Telegram provides end-to-end encrypted calls and optional “secret” chats between two online users on smartphone clients. However, the desktop clients (excluding macOS clients) do not feature end-to-end encryption, nor is end-to-end encryption available for groups, supergroups, or channels. Telegram has defended the lack of ubiquitous end-to-end encryption by claiming that online backups that do not use client-side encryption are “the most secure solution currently possible’.
How To Protect Your Telegram Account
- Enable two-factor account authentication. It’s not a silver bullet, but it will make stealing your account harder.

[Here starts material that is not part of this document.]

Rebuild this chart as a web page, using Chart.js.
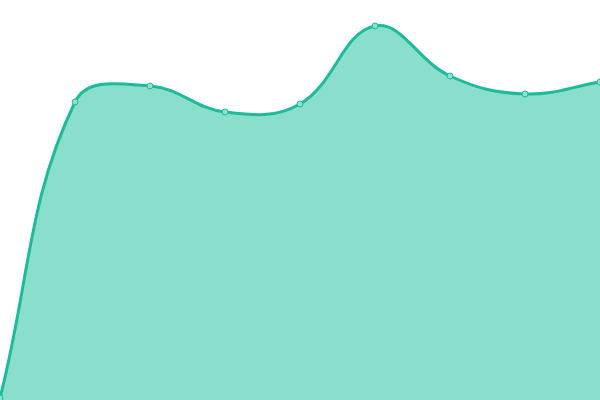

- Be wary of messages from accounts that are not in your address book, and don’t follow suspicious links. Telegram administrator accounts have verification badges in the account information. If you receive a message supposedly from Telegram, but there is no such badge, it’s a scam. Another telltale sign is if Telegram prompts you about marking the message as spam. Obviously, the service won’t detect a message from itself as spam.
Official Telegram accounts have badges, fake accounts do not
- Before entering personal info on any Web page, check that the connection is secure, and take a close look at the domain name of the page in the address bar. In this case, it should be telegram.org, not telegram-antispam.org, antispam-verification.com, or any such variant.
- Install a security solution with antiphishing capability on every device that permits it.